Pictures from Rosalind Fox Solomon's The Forgotten introduce us to people who are chained to events in history that have permanently affected how they live. These events can never be forgotten. They often register on the body. They act as a reminder of incidents that others would like to forget.

A scene from Cambodia, presents two teenage girls smiling for the camera, though each has lost a leg to a landmine. A photograph made a generation after the war in Vietnam, shows the genetic effects of Agent Orange. A young man in New York reflects the tragedy of the AIDS epidemic.

The body is not the only recorder of life. The space in which these stories play out tells us something about Fox Solomon’s subjects. In a school in rural Guatemala, young children pretend to make music with paper instruments. A photograph from Tennessee presents an older woman seated on her stairs, mouth open, body blocked by rails, surrounded by an army of dolls.

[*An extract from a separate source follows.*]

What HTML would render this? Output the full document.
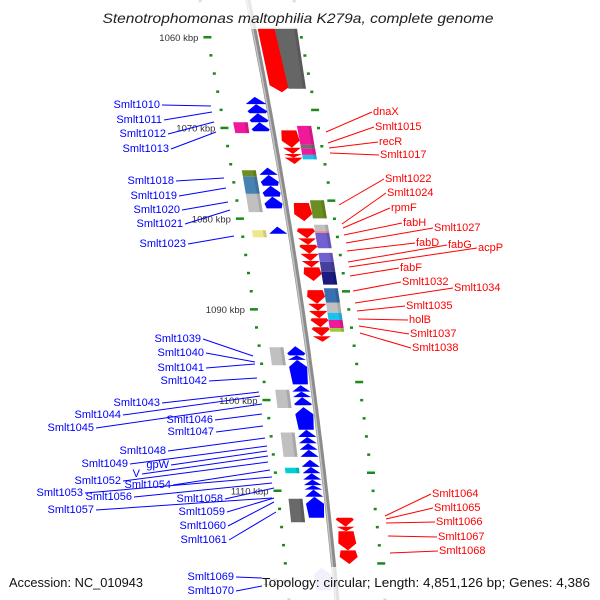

Each Fox Solomon photograph is a story of a life waiting to be discovered. Wherever she finds herself in the world, she finds individuals willing to share themselves with the camera, and ultimately to us. What allows us to look deeply into Fox Solomon's photographs is her compassionate point of view on subjects that might typically persuade us to look away, trying to forget what's right before our eyes.

The Forgotten draws from Solomon's extensive portfolio of work from 1976 – 2019. The show at Foley Gallery coincides with the release a MACK book of the same title.